Recent sculptures & poems

Appel lookingthrough

Karel Appel’s work belongs with that of Asger Jorn, Pierre Alechinsky and Corneille in the central core of the SMAK collection. Even today it is a mainstay on which museum shows are founded. 

SMAK is therefore especially delighted to present a sizeable selection of recent work by this almost eighty-year-old artist. The exhibition comprises twenty monumental sculptures from the nineties. These works will be shown in an unusual combination with a selection of the artist’s poems.

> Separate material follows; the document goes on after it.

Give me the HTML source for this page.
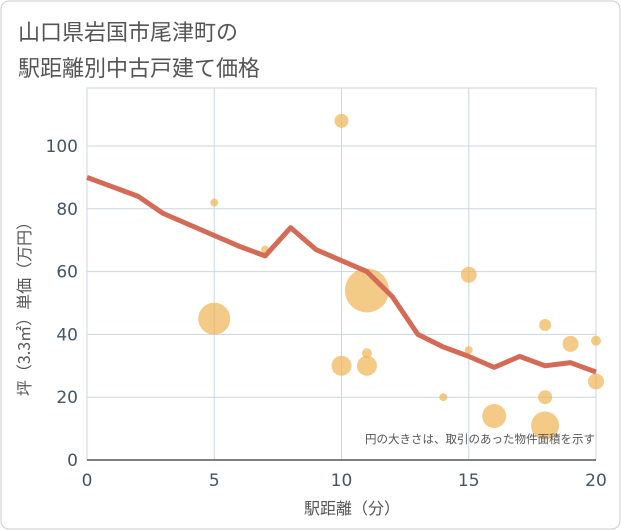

Although Karel Appel (b.Amsterdam, 1921), one of the major representatives of the legendary international Cobra group, is best known as a painter, his painting has in fact always been accompanied by experiments in sculpture. For a long time this sculptural work remained hidden from the general public. Such a large selection of his sculptures has never previously been seen in Belgium, and it shows Appel’s enormous creativity and his talent for incorporating found objects into his own visual language. In these works he mixes forms from several cultures and eras. They show how the artist combines the most diverse images to be found in our world. The artist’s themes are the individual human, his creative power, and his fantasy. In his early days, in the forties, he was fascinated by the assemblage technique: the surprising and poetical connection of different materials (found objects), colours and weights. His recent sculptures also consist of found objects: dolls, fragments of architecture, bits of household equipment, wooden beds, wheelbarrows, totems and much, much more. They are objects he finds here and there and drags them to his studio. They wait there until he finds a place for them in one of the assemblages he is working on. He often works on several at a time. Their composition is instinctive. A typical characteristic of the new works is that they have their feet planted firmly on the ground. They are visibly heavy (like classical sculptures) and are exceptionally compact. Once an assemblage has been put together, the paintwork can be started. The sculpture is gradually given a skin of colour. In this way they once again become works of painting after all: a third dimension in painting, with an imposing beauty and absolutely unique. In 1964 Hugo Claus suggested calling Appel ‘classical’. He thought the artist’s irrepressible instinct clearly distinguished his art from the work of other painters, which is full of repressed romanticism, secrecy and ‘mythomania’. It is true that Karel Appel is anything but a romantic. As a painter he is also classical in the traditional sense, as a master of modern art; as a sculptor he is a discovery.